We also have inherited a legacy of successive decades of investment predicated on road-expansion at the direct expense of investment in public transport, which has gone hand-in-hand with a societal acceptance that the petrol or diesel car is king. Yet when the private car is king and all the taxpayer funding goes on expanding roads to accommodate ever greater numbers of private cars, then the 80% who have no option other than to take a bus become beggars in this kingdom.
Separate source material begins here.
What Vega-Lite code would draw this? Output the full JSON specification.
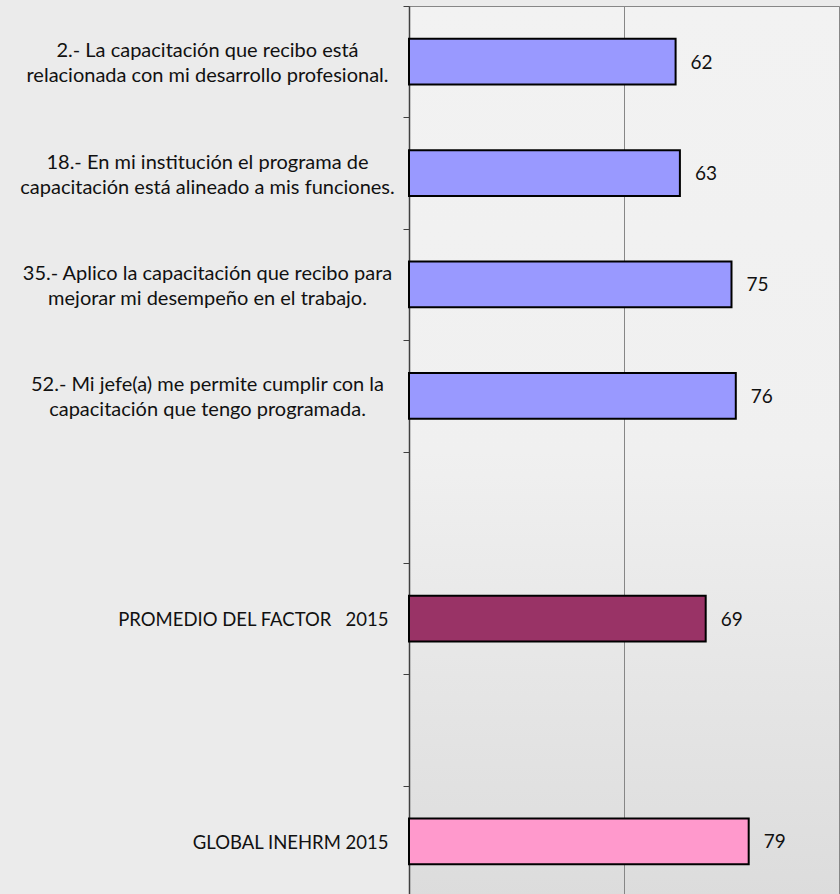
{
  "$schema": "https://vega.github.io/schema/vega-lite/v6.json",
  "width": 430,
  "height": 891,
  "autosize": {"type": "none"},
  "padding": {"left": 409, "top": 6, "right": 1, "bottom": 0},
  "background": "#ebebeb",
  "config": {
    "font": "Lato",
    "view": {
      "stroke": "#868686",
      "strokeWidth": 1,
      "fill": {"gradient": "linear", "x1": 0, "y1": 0, "x2": 0, "y2": 1, "stops": [{"offset": 0, "color": "#f2f2f2"}, {"offset": 0.5, "color": "#f0f0f0"}, {"offset": 1, "color": "#dcdcdc"}]}
    }
  },
  "data": {
    "values": [
      {"pregunta": "2.- La capacitación que recibo está|relacionada con mi desarrollo profesional.", "valor": 62, "grupo": "pregunta"},
      {"pregunta": "18.- En mi institución el programa de|capacitación está alineado a mis funciones.", "valor": 63, "grupo": "pregunta"},
      {"pregunta": "35.- Aplico la capacitación que recibo para|mejorar mi desempeño en el trabajo.", "valor": 75, "grupo": "pregunta"},
      {"pregunta": "52.- Mi jefe(a) me permite cumplir con la|capacitación que tengo programada.", "valor": 76, "grupo": "pregunta"},
      {"pregunta": "PROMEDIO DEL FACTOR \u00a0 2015", "valor": 69, "grupo": "promedio"},
      {"pregunta": "GLOBAL INEHRM 2015", "valor": 79, "grupo": "global"}
    ]
  },
  "layer": [
    {
      "mark": {"type": "bar", "height": {"band": 0.41}, "stroke": "#000000", "strokeWidth": 2},
      "encoding": {
        "y": {
          "field": "pregunta",
          "type": "nominal",
          "sort": null,
          "scale": {
            "domain": [
              "2.- La capacitación que recibo está|relacionada con mi desarrollo profesional.",
              "18.- En mi institución el programa de|capacitación está alineado a mis funciones.",
              "35.- Aplico la capacitación que recibo para|mejorar mi desempeño en el trabajo.",
              "52.- Mi jefe(a) me permite cumplir con la|capacitación que tengo programada.",
              " ",
              "PROMEDIO DEL FACTOR \u00a0 2015",
              "  ",
              "GLOBAL INEHRM 2015"
            ],
            "paddingInner": 0,
            "paddingOuter": 0
          },
          "axis": {
            "title": null,
            "tickBand": "extent",
            "tickSize": 6,
            "tickColor": "#404040",
            "tickWidth": 1,
            "domainColor": "#404040",
            "domainWidth": 1.5,
            "labelFont": "Lato",
            "labelFontSize": {"condition": {"test": "isString(datum.value) && indexof(datum.value, '|') >= 0", "value": 20}, "value": 18.5},
            "labelAlign": {"condition": {"test": "isString(datum.value) && indexof(datum.value, '|') >= 0", "value": "center"}, "value": "right"},
            "labelColor": "#111111",
            "labelLineHeight": 25,
            "labelLimit": 600,
            "labelPadding": 15,
            "labelExpr": "split(datum.label, '|')",
            "encoding": {
              "labels": {
                "dx": {"condition": {"test": "isString(datum.value) && indexof(datum.value, '|') >= 0", "value": -181}, "value": 0},
                "dy": {"condition": {"test": "isString(datum.value) && indexof(datum.value, '|') >= 0", "value": -11}, "value": 1}
              }
            }
          }
        },
        "x": {
          "field": "valor",
          "type": "quantitative",
          "scale": {"domain": [0, 100], "nice": false},
          "axis": {"title": null, "labels": false, "ticks": false, "domain": false, "grid": true, "values": [0, 50, 100], "gridColor": "#868686", "gridWidth": 1, "gridOpacity": 1}
        },
        "color": {
          "field": "grupo",
          "type": "nominal",
          "scale": {"domain": ["pregunta", "promedio", "global"], "range": ["#9999FF", "#993366", "#FF99CC"]},
          "legend": null
        }
      }
    },
    {
      "mark": {"type": "text", "align": "left", "baseline": "middle", "dx": 15, "dy": 1, "fontSize": 19, "font": "Lato", "color": "#111111"},
      "encoding": {
        "y": {"field": "pregunta", "type": "nominal", "sort": null},
        "x": {"field": "valor", "type": "quantitative"},
        "text": {"field": "valor", "type": "quantitative"}
      }
    }
  ]
}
Investment in roads will continue of course, for public transport, but also because private vehicles (internal combustion engine or electric) will continue to be needed by many especially in rural areas or deep in our valleys where public transport or community transport or on-demand services are not currently present. But if we can shift the balance of funding progressively towards supporting other more sustainable modes of transport then over time we expand those better options widely across all of Wales.

Difficult discussions

In my own constituency there will be difficult discussions ahead. There will be long-awaited roads schemes like that in Llanharan which will need to be remodelled to match the more stringent criteria set down for future schemes. There are areas like Sarn and Bryncethin – traffic bottlenecks at rush hours and a brake on economic development in the Bridgend valleys -which desperately need investment in alternative transport options to take unnecessary vehicle journeys off the road and which can offer my constituents easy and affordable and more sustainable ways to leave their cars behind.

I am confident we can deliver new solutions to these transport issues, and I will be actively and urgently discussing this with Welsh Government and council leaders as well as local councillors and residents.

This will not be an easy journey to take as a nation, nor as local communities. But it is one we need to take and we are not alone. Other countries have already shown the success of shifting the balance from relentless investment in more roads towards greater investment in bus and train and active travel. The benefits are safer and more liveable communities for our families and streets with less pollution, better public transport and more active (and healthier for all) travel too.

To restate the obvious, there will be continued investment in roads because maintaining and adapting our road infrastructure is vital for buses and coaches and cars, even when they are electric. But there needs to a rebalancing towards far greater investment in attractive and affordable and regular and reliable buses and trains.

Greater urgency

The Roads Review announcement is part of this journey. But it’s not the end. We now need to push for greater urgency in rapidly developing the attractive and affordable public transport alternatives so more people can make easy choices to travel more sustainably.

But for Climate Justice and for Social Justice we need to be absolutely determined to take a new route together, as the old one has taken us down a complete dead-end.

Change is difficult, but we can do this together if we are agreed on the destination. That means bringing people with us. And perhaps that is the greatest challenge of all.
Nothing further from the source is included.